◆ **THE EXERCISE**
Print exactly what lies from the line with "Recreate this image as a web" down to the line with "const rocOptimum = [[8.1, 29.0]];", counting both of those lines, but not the pictures.

◆ **MATERIAL FOR THIS TASK**

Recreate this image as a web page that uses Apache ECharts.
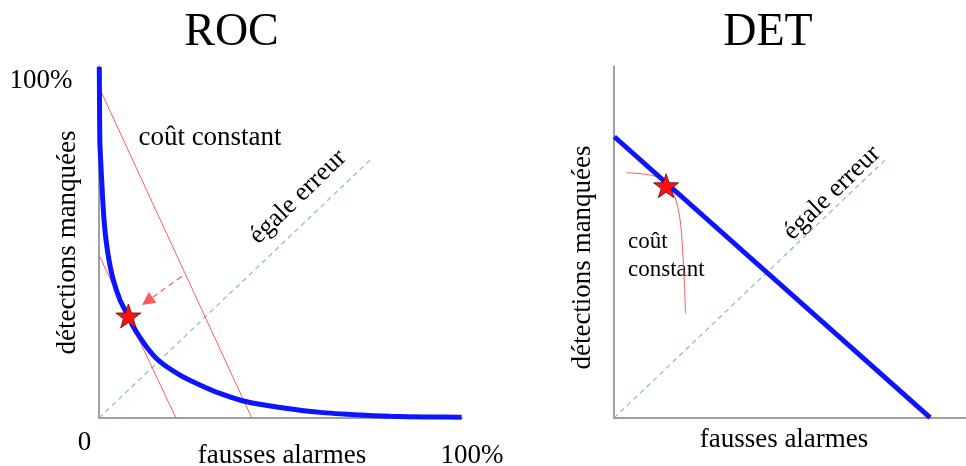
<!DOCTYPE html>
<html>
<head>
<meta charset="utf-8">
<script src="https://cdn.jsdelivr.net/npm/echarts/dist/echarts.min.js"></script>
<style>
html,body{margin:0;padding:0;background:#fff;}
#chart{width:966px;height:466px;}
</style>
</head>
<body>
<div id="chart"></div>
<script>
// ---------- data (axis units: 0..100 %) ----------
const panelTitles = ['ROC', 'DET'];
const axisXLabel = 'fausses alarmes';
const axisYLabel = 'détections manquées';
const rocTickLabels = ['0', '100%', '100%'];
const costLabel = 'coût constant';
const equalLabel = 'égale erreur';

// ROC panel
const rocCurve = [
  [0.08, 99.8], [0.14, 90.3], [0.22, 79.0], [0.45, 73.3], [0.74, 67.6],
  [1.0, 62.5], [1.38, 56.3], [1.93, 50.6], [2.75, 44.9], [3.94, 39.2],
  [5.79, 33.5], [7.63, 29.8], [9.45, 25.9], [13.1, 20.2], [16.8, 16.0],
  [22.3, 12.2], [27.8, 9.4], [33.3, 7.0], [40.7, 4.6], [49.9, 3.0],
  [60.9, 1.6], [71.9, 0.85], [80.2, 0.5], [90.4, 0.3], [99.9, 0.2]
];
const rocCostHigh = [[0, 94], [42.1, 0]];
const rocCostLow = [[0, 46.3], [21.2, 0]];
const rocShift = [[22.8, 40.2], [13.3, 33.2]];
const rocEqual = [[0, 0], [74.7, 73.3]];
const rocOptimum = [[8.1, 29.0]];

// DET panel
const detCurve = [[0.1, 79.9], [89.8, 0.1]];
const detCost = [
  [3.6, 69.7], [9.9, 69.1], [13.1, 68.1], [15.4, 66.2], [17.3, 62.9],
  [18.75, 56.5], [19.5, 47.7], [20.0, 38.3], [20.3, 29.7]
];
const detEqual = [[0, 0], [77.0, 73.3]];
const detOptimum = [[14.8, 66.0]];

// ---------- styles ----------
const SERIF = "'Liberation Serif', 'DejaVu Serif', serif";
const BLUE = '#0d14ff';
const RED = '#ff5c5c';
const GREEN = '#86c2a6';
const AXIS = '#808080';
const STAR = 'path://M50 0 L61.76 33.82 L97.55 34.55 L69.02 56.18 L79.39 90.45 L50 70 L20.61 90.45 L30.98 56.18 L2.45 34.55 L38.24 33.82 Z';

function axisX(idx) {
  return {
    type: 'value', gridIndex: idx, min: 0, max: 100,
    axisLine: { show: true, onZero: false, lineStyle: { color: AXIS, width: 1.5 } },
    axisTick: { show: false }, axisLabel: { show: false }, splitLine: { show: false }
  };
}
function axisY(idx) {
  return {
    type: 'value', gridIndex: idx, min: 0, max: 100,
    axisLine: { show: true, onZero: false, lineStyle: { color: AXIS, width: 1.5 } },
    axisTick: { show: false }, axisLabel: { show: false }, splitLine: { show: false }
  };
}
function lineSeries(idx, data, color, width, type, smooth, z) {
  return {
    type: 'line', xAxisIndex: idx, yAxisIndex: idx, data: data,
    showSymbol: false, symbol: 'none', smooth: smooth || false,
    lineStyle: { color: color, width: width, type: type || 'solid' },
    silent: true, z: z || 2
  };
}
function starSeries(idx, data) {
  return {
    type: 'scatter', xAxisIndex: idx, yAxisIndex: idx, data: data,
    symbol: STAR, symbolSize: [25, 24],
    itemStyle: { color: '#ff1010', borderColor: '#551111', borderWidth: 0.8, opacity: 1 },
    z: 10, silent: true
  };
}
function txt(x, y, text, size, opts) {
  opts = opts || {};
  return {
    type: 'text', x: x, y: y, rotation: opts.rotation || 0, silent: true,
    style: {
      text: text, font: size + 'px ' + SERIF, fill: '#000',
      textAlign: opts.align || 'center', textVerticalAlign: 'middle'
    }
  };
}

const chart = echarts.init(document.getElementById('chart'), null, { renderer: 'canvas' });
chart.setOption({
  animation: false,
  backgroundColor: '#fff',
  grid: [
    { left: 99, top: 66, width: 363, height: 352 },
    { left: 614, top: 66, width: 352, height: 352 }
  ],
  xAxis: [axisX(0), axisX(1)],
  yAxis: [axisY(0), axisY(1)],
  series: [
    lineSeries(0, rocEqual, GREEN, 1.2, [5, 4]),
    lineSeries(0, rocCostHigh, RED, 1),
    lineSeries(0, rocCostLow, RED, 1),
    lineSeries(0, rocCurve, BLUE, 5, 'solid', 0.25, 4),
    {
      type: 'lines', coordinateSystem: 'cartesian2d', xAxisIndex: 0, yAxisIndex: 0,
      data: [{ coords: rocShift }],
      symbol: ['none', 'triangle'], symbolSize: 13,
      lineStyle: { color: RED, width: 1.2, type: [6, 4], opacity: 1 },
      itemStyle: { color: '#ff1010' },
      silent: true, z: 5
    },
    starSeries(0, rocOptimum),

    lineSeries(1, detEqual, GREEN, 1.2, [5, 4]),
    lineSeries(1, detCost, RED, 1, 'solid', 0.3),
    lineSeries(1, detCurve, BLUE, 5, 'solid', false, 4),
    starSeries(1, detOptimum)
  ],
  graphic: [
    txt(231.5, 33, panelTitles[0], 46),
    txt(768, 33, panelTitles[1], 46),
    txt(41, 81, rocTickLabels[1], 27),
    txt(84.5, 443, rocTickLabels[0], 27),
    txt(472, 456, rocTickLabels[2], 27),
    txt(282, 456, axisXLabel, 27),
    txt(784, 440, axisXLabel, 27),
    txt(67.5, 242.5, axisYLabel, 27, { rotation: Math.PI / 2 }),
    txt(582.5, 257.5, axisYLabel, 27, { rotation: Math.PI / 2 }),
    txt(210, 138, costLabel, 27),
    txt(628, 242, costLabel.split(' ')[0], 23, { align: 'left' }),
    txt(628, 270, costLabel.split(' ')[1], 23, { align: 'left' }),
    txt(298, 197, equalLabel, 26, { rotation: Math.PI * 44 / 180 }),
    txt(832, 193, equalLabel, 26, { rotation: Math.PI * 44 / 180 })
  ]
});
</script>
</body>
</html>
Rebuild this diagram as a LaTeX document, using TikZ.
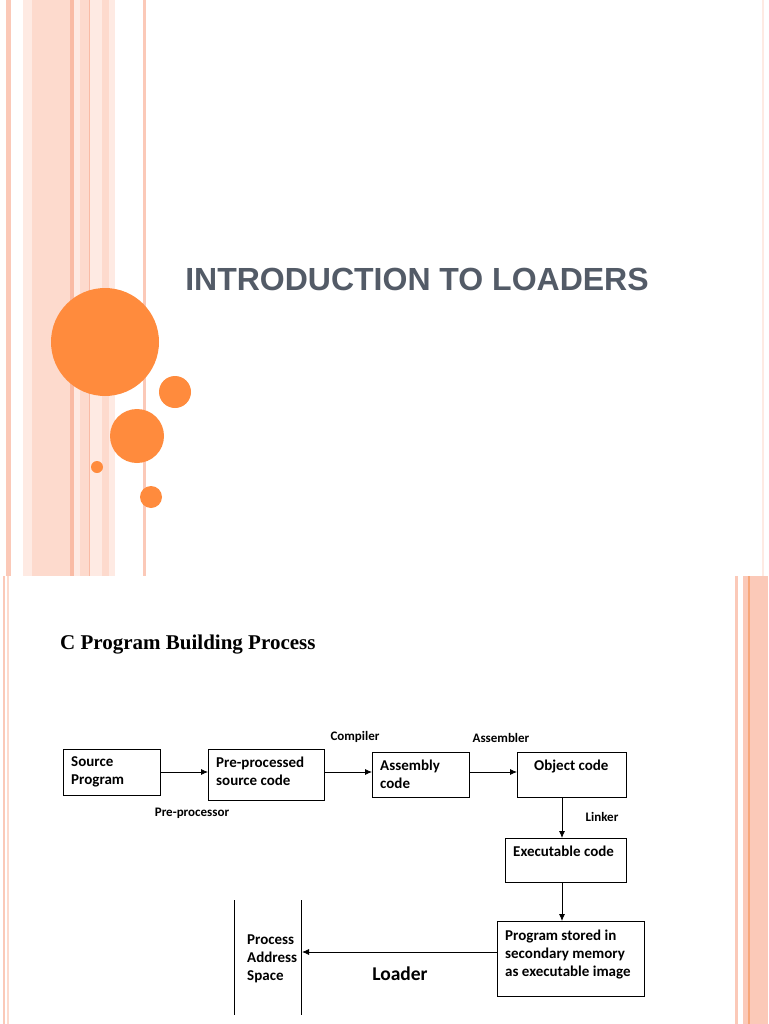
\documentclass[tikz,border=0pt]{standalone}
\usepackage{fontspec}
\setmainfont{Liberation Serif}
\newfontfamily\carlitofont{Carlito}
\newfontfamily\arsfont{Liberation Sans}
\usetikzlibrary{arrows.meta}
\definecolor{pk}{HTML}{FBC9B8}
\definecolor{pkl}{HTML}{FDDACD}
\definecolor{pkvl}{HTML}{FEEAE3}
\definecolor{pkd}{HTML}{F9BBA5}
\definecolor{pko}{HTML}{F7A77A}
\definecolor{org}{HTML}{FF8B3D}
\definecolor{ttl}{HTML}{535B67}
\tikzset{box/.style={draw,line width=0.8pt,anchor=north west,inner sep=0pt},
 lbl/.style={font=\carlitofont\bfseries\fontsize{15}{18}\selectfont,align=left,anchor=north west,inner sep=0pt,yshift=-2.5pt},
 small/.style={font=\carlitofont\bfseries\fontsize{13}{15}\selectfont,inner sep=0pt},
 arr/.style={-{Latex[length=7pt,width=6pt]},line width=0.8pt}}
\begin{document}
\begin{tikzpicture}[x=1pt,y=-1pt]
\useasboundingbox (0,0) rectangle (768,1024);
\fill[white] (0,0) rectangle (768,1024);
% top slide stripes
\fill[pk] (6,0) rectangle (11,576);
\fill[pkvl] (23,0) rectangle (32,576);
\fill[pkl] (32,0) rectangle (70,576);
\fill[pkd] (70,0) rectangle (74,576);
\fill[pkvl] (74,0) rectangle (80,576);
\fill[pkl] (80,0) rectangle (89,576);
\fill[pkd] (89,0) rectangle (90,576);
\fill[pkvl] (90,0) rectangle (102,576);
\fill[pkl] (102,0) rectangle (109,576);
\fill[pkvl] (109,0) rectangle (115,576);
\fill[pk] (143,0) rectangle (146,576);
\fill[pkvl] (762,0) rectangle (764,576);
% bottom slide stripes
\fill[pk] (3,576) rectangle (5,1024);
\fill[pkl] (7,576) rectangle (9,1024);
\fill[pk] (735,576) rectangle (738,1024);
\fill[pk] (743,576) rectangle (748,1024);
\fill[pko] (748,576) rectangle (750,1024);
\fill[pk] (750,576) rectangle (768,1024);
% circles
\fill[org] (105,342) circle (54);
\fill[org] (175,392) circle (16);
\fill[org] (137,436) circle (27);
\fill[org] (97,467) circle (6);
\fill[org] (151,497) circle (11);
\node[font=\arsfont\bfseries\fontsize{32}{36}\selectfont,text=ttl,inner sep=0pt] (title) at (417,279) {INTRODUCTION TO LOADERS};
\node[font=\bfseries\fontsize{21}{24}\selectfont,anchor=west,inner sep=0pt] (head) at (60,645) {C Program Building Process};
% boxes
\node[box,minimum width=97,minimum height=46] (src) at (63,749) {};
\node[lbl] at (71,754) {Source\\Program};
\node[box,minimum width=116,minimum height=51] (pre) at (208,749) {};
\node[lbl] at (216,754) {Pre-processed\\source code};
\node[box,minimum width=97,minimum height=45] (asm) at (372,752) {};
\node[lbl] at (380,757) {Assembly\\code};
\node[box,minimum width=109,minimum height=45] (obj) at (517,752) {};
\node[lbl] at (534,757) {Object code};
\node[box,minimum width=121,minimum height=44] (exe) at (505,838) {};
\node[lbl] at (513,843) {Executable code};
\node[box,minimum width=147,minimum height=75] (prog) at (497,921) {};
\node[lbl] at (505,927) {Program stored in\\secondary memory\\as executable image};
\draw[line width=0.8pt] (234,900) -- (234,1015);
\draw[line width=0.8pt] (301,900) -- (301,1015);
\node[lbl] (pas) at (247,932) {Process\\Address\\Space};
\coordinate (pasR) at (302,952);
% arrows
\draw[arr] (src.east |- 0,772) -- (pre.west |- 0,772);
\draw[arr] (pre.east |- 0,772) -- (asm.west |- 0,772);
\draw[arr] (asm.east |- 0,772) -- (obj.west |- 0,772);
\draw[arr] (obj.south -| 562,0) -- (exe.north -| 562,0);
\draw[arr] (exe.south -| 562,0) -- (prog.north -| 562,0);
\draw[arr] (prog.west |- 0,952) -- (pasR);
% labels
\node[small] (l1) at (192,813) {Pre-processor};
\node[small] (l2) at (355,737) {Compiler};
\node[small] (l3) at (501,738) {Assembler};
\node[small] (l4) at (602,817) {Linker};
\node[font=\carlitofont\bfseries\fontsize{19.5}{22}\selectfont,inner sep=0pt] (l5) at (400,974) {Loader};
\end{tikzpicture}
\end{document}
==
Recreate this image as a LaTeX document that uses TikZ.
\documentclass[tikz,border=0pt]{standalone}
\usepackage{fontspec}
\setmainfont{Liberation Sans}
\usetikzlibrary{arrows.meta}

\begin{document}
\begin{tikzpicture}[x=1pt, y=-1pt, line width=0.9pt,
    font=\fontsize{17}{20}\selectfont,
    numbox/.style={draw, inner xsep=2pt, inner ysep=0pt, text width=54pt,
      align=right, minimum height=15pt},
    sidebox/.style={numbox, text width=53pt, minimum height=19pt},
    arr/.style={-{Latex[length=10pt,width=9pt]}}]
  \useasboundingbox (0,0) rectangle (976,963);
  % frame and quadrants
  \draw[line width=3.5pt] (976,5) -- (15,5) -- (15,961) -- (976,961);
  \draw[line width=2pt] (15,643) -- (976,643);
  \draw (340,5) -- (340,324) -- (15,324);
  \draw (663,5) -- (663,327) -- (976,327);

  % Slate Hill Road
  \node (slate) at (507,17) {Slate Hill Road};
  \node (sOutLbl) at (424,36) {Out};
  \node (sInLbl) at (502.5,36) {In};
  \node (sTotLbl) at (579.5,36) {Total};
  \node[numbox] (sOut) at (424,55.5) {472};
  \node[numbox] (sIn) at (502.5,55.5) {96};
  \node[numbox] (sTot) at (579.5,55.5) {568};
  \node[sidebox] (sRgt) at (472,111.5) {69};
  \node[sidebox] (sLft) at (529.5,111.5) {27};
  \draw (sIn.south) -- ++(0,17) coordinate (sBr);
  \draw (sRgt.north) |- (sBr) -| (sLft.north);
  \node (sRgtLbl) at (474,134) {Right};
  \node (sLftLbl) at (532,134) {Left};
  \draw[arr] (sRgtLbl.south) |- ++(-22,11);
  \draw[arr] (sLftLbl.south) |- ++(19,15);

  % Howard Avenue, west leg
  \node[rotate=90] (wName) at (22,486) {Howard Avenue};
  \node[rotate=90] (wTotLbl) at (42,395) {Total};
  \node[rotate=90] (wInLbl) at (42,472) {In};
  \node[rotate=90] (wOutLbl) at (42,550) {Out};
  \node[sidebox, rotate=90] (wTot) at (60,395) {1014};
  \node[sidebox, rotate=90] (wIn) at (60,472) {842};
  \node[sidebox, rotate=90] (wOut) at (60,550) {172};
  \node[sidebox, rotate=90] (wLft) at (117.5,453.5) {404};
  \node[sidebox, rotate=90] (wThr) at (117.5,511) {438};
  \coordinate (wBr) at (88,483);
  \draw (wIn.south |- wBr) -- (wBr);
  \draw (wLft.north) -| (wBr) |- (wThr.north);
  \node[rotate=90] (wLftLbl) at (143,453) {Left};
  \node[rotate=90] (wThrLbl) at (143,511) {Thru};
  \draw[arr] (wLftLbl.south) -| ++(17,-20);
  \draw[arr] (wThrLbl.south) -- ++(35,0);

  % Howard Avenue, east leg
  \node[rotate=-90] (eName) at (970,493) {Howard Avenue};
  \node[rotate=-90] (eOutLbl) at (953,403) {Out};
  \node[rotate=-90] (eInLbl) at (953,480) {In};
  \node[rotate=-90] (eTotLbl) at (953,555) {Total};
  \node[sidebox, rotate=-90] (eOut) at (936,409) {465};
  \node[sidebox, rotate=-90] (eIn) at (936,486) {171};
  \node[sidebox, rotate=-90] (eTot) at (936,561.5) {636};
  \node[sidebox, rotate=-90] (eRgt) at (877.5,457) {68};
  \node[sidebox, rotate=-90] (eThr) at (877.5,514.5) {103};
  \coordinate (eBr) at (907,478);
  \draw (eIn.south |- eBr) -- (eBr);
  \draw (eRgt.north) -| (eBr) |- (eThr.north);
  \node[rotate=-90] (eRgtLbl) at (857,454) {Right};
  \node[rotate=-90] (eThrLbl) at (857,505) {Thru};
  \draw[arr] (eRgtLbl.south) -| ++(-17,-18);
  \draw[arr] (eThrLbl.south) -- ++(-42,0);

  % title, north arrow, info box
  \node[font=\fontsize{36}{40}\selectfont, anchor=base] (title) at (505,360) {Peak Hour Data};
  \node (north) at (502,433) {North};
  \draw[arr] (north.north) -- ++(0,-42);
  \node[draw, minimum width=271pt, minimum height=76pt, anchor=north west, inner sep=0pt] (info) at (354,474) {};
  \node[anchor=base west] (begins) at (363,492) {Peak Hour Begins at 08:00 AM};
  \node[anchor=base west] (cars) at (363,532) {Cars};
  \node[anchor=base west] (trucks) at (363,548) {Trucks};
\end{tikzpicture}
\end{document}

◆ **RESULT OF THIS EXERCISE**
Recreate this image as a web page that uses Apache ECharts.
<!DOCTYPE html>
<html>
<head>
<meta charset="utf-8">
<script src="https://cdn.jsdelivr.net/npm/echarts/dist/echarts.min.js"></script>
<style>
html,body{margin:0;padding:0;background:#fff;}
#chart{width:966px;height:466px;}
</style>
</head>
<body>
<div id="chart"></div>
<script>
// ---------- data (axis units: 0..100 %) ----------
const panelTitles = ['ROC', 'DET'];
const axisXLabel = 'fausses alarmes';
const axisYLabel = 'détections manquées';
const rocTickLabels = ['0', '100%', '100%'];
const costLabel = 'coût constant';
const equalLabel = 'égale erreur';

// ROC panel
const rocCurve = [
  [0.08, 99.8], [0.14, 90.3], [0.22, 79.0], [0.45, 73.3], [0.74, 67.6],
  [1.0, 62.5], [1.38, 56.3], [1.93, 50.6], [2.75, 44.9], [3.94, 39.2],
  [5.79, 33.5], [7.63, 29.8], [9.45, 25.9], [13.1, 20.2], [16.8, 16.0],
  [22.3, 12.2], [27.8, 9.4], [33.3, 7.0], [40.7, 4.6], [49.9, 3.0],
  [60.9, 1.6], [71.9, 0.85], [80.2, 0.5], [90.4, 0.3], [99.9, 0.2]
];
const rocCostHigh = [[0, 94], [42.1, 0]];
const rocCostLow = [[0, 46.3], [21.2, 0]];
const rocShift = [[22.8, 40.2], [13.3, 33.2]];
const rocEqual = [[0, 0], [74.7, 73.3]];
const rocOptimum = [[8.1, 29.0]];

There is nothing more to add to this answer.